--- START OF SUPPLIED DATA ---
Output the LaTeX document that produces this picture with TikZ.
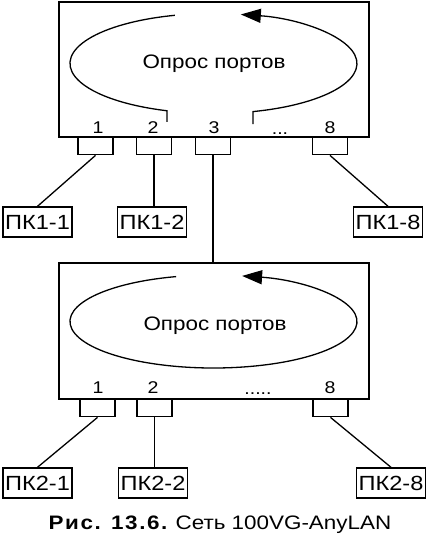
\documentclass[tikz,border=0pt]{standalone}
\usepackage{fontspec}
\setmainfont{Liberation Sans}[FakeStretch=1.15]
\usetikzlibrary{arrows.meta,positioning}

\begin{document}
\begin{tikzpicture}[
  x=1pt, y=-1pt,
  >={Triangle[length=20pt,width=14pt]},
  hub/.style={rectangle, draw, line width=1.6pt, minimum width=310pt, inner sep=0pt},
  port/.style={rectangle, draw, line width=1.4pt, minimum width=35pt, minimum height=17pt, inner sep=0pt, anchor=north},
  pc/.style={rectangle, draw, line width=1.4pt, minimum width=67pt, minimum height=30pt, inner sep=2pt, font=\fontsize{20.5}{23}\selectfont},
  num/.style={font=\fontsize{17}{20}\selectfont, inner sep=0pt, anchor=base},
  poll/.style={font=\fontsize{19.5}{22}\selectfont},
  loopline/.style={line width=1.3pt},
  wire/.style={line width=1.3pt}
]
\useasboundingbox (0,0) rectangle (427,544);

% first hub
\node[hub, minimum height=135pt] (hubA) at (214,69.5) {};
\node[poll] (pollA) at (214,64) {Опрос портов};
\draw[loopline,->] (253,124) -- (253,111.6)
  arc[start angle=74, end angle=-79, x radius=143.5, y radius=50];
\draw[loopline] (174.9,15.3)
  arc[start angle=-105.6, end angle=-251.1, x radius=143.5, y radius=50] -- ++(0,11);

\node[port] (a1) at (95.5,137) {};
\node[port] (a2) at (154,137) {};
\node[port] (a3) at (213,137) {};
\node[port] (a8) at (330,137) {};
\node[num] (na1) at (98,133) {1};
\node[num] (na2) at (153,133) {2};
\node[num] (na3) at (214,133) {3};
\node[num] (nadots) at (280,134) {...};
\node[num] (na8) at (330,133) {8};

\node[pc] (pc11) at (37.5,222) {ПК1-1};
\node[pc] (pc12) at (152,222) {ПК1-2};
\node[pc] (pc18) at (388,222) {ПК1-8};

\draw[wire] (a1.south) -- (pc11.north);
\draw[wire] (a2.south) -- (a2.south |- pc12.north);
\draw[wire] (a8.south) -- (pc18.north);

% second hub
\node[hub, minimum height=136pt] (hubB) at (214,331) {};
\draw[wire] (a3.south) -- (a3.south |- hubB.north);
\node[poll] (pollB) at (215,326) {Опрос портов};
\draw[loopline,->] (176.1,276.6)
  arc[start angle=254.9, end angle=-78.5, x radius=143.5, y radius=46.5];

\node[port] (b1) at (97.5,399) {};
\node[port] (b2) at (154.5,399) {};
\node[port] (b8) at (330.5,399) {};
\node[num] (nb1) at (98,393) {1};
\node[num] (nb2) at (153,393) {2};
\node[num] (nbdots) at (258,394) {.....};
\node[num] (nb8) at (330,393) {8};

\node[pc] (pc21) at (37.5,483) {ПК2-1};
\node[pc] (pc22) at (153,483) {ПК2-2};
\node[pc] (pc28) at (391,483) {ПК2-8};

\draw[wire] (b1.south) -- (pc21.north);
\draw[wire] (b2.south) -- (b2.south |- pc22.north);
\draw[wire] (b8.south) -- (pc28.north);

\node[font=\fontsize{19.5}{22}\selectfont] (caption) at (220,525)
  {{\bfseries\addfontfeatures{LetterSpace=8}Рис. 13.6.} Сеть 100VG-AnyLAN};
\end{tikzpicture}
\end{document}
--- END OF SUPPLIED DATA ---
YOUR GOAL —
Transcribe the listing in full. Omit the pictures and keep every line exact.

RESULT OF THE TASK —
Output the LaTeX document that produces this picture with TikZ.
\documentclass[tikz,border=0pt]{standalone}
\usepackage{fontspec}
\setmainfont{Liberation Sans}[FakeStretch=1.15]
\usetikzlibrary{arrows.meta,positioning}

\begin{document}
\begin{tikzpicture}[
  x=1pt, y=-1pt,
  >={Triangle[length=20pt,width=14pt]},
  hub/.style={rectangle, draw, line width=1.6pt, minimum width=310pt, inner sep=0pt},
  port/.style={rectangle, draw, line width=1.4pt, minimum width=35pt, minimum height=17pt, inner sep=0pt, anchor=north},
  pc/.style={rectangle, draw, line width=1.4pt, minimum width=67pt, minimum height=30pt, inner sep=2pt, font=\fontsize{20.5}{23}\selectfont},
  num/.style={font=\fontsize{17}{20}\selectfont, inner sep=0pt, anchor=base},
  poll/.style={font=\fontsize{19.5}{22}\selectfont},
  loopline/.style={line width=1.3pt},
  wire/.style={line width=1.3pt}
]
\useasboundingbox (0,0) rectangle (427,544);

% first hub
\node[hub, minimum height=135pt] (hubA) at (214,69.5) {};
\node[poll] (pollA) at (214,64) {Опрос портов};
\draw[loopline,->] (253,124) -- (253,111.6)
  arc[start angle=74, end angle=-79, x radius=143.5, y radius=50];
\draw[loopline] (174.9,15.3)
  arc[start angle=-105.6, end angle=-251.1, x radius=143.5, y radius=50] -- ++(0,11);

\node[port] (a1) at (95.5,137) {};
\node[port] (a2) at (154,137) {};
\node[port] (a3) at (213,137) {};
\node[port] (a8) at (330,137) {};
\node[num] (na1) at (98,133) {1};
\node[num] (na2) at (153,133) {2};
\node[num] (na3) at (214,133) {3};
\node[num] (nadots) at (280,134) {...};
\node[num] (na8) at (330,133) {8};

\node[pc] (pc11) at (37.5,222) {ПК1-1};
\node[pc] (pc12) at (152,222) {ПК1-2};
\node[pc] (pc18) at (388,222) {ПК1-8};

\draw[wire] (a1.south) -- (pc11.north);
\draw[wire] (a2.south) -- (a2.south |- pc12.north);
\draw[wire] (a8.south) -- (pc18.north);

% second hub
\node[hub, minimum height=136pt] (hubB) at (214,331) {};
\draw[wire] (a3.south) -- (a3.south |- hubB.north);
\node[poll] (pollB) at (215,326) {Опрос портов};
\draw[loopline,->] (176.1,276.6)
  arc[start angle=254.9, end angle=-78.5, x radius=143.5, y radius=46.5];

\node[port] (b1) at (97.5,399) {};
\node[port] (b2) at (154.5,399) {};
\node[port] (b8) at (330.5,399) {};
\node[num] (nb1) at (98,393) {1};
\node[num] (nb2) at (153,393) {2};
\node[num] (nbdots) at (258,394) {.....};
\node[num] (nb8) at (330,393) {8};

\node[pc] (pc21) at (37.5,483) {ПК2-1};
\node[pc] (pc22) at (153,483) {ПК2-2};
\node[pc] (pc28) at (391,483) {ПК2-8};

\draw[wire] (b1.south) -- (pc21.north);
\draw[wire] (b2.south) -- (b2.south |- pc22.north);
\draw[wire] (b8.south) -- (pc28.north);

\node[font=\fontsize{19.5}{22}\selectfont] (caption) at (220,525)
  {{\bfseries\addfontfeatures{LetterSpace=8}Рис. 13.6.} Сеть 100VG-AnyLAN};
\end{tikzpicture}
\end{document}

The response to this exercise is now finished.